==== DATA IN THIS EXERCISE ====

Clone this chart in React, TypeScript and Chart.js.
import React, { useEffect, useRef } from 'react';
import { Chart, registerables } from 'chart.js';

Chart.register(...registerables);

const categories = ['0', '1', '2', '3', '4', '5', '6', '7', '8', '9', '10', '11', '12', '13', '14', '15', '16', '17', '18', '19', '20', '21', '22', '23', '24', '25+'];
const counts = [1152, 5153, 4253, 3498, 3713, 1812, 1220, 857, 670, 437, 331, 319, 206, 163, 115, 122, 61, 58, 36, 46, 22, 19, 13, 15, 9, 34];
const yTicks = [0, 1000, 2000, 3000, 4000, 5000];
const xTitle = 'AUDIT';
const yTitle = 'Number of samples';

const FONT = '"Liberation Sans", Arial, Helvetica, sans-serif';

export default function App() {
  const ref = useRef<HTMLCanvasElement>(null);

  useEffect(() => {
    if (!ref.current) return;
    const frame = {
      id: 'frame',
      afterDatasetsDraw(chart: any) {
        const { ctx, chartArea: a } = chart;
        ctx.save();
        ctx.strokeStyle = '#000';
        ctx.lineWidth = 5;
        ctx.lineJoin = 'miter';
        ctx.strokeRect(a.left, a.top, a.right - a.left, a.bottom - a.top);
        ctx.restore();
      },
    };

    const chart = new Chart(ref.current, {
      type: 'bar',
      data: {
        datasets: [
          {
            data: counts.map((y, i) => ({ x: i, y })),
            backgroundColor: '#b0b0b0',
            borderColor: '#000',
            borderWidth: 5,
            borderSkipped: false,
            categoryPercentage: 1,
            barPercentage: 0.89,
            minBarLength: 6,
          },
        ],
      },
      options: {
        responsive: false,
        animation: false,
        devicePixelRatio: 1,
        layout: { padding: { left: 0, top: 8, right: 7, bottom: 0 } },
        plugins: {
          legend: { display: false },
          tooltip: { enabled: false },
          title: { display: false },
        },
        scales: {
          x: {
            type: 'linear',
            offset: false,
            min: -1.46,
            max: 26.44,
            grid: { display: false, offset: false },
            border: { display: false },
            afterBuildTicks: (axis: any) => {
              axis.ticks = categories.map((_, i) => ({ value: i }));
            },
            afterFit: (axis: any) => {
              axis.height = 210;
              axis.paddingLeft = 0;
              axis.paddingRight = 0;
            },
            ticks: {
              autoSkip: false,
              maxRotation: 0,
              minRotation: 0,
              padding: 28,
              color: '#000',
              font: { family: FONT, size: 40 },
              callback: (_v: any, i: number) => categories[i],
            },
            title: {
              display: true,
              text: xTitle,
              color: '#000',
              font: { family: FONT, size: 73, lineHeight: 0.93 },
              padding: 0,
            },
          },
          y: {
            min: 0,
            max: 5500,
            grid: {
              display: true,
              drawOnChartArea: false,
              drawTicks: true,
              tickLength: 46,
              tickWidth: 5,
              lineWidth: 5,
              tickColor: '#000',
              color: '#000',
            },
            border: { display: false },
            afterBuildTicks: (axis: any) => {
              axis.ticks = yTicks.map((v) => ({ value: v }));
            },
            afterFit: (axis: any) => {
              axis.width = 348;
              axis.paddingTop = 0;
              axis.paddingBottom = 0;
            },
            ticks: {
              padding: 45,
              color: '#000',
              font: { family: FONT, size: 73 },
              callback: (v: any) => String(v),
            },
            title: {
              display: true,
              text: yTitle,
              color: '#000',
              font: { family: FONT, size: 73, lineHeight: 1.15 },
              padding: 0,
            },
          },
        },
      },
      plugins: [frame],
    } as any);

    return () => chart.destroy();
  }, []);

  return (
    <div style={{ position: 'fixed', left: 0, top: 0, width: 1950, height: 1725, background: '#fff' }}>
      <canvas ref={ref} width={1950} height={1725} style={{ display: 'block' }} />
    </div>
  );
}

====
==== DATA IN THIS EXERCISE ====

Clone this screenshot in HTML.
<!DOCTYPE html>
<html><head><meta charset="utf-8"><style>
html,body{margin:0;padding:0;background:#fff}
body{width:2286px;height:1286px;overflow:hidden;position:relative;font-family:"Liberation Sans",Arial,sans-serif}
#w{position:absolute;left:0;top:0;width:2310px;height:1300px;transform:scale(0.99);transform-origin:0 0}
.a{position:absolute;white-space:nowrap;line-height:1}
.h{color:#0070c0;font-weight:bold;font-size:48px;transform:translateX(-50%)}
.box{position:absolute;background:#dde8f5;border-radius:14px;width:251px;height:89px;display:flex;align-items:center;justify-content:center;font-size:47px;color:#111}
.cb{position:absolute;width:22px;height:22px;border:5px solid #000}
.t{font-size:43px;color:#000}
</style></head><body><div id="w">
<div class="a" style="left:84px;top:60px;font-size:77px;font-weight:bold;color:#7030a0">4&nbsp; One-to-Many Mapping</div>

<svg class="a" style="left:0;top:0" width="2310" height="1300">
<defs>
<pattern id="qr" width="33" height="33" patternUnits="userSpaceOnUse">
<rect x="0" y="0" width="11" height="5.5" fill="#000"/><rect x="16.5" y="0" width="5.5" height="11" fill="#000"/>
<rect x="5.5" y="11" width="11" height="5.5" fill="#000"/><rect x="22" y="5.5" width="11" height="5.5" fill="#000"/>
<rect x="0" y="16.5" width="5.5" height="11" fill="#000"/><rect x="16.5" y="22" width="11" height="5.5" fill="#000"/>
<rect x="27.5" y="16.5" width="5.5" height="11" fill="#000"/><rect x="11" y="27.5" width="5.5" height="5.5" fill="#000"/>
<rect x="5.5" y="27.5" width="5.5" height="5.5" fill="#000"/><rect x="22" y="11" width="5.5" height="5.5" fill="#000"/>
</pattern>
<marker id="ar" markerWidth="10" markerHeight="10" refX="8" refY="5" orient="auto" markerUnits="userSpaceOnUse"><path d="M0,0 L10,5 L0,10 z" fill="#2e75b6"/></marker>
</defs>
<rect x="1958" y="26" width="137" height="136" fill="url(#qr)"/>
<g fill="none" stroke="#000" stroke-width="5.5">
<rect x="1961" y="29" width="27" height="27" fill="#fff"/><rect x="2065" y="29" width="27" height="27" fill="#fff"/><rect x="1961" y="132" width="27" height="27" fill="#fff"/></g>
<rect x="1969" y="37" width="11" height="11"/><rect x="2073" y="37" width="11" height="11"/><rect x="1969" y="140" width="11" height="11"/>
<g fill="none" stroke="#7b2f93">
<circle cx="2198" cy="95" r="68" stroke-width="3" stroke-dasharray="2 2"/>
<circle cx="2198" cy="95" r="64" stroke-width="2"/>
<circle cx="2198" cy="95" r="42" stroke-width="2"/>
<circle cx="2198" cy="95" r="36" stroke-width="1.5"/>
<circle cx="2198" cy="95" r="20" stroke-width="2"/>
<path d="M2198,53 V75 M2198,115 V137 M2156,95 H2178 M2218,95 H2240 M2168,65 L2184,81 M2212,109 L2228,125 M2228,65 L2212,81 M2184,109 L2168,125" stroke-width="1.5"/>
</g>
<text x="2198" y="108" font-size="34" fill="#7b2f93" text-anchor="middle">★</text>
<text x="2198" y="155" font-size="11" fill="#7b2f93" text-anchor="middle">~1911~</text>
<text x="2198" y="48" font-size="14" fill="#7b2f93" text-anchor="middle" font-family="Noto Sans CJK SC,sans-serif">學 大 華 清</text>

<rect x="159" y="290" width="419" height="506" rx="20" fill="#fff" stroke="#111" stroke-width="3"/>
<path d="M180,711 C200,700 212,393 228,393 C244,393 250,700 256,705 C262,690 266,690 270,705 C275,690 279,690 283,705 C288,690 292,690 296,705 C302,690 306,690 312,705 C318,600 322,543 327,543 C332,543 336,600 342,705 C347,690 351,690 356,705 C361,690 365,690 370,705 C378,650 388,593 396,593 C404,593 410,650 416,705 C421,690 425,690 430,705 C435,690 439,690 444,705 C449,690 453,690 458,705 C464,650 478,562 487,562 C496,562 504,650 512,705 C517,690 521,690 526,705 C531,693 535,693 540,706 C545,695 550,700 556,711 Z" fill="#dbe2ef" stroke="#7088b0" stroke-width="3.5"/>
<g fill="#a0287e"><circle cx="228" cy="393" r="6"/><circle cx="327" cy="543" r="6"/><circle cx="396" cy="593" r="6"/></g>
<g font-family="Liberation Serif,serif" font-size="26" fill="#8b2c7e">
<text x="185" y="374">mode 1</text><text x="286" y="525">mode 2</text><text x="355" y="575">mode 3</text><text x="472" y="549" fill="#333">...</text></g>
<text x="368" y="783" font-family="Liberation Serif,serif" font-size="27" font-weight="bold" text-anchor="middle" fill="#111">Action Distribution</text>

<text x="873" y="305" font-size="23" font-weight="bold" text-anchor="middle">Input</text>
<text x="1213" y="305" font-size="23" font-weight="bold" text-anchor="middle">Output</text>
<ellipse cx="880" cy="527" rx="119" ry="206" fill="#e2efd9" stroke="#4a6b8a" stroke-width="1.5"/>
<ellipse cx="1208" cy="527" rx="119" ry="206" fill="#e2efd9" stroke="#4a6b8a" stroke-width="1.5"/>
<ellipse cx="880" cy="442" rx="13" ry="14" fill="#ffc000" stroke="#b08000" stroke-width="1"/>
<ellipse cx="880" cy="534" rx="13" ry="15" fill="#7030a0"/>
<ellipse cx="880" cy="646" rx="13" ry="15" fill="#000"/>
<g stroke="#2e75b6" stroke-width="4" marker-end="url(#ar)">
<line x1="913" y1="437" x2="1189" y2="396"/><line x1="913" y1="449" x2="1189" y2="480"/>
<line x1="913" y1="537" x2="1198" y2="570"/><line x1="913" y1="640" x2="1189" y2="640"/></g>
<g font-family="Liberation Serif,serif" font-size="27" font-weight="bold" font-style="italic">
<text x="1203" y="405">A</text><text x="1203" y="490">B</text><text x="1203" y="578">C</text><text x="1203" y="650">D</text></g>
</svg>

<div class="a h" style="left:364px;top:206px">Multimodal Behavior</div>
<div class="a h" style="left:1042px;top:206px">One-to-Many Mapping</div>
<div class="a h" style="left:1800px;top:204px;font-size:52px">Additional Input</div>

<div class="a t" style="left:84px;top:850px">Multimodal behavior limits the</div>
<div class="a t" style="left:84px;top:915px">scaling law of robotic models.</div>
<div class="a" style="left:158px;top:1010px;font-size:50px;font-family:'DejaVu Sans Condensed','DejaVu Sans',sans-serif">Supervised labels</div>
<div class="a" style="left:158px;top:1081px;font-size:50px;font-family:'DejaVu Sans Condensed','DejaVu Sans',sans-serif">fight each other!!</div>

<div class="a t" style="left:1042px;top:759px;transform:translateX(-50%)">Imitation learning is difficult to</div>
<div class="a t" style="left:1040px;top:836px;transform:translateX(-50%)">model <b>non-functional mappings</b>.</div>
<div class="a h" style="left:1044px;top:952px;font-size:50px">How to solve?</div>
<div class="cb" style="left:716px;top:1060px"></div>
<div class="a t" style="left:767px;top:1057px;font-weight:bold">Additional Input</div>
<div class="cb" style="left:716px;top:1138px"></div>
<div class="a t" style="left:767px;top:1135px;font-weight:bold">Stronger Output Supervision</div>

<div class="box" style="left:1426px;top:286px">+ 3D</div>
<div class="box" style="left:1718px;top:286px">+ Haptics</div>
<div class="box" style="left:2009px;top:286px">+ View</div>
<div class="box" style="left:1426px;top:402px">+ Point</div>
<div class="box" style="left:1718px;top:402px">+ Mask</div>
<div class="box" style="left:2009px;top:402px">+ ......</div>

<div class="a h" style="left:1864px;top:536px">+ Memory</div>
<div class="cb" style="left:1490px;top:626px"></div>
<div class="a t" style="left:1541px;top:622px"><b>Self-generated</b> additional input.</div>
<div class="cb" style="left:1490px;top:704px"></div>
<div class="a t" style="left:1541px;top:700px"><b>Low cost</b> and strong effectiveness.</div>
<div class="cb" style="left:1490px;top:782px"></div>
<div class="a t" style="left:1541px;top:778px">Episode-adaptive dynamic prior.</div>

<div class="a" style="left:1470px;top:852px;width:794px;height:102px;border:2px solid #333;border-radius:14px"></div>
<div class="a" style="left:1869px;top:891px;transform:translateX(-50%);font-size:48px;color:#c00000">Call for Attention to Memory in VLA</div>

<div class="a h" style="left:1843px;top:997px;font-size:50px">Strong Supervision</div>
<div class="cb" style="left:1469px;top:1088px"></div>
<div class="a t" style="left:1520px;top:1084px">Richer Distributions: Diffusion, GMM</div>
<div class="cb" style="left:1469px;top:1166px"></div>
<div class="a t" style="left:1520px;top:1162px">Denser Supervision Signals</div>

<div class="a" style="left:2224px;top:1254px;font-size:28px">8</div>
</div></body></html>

====

> _PROBLEM_
Check each line above for the word "Clone" and copy the ones that have it.

> _EXERCISE ANSWER_
Clone this chart in React, TypeScript and Chart.js.
Clone this screenshot in HTML.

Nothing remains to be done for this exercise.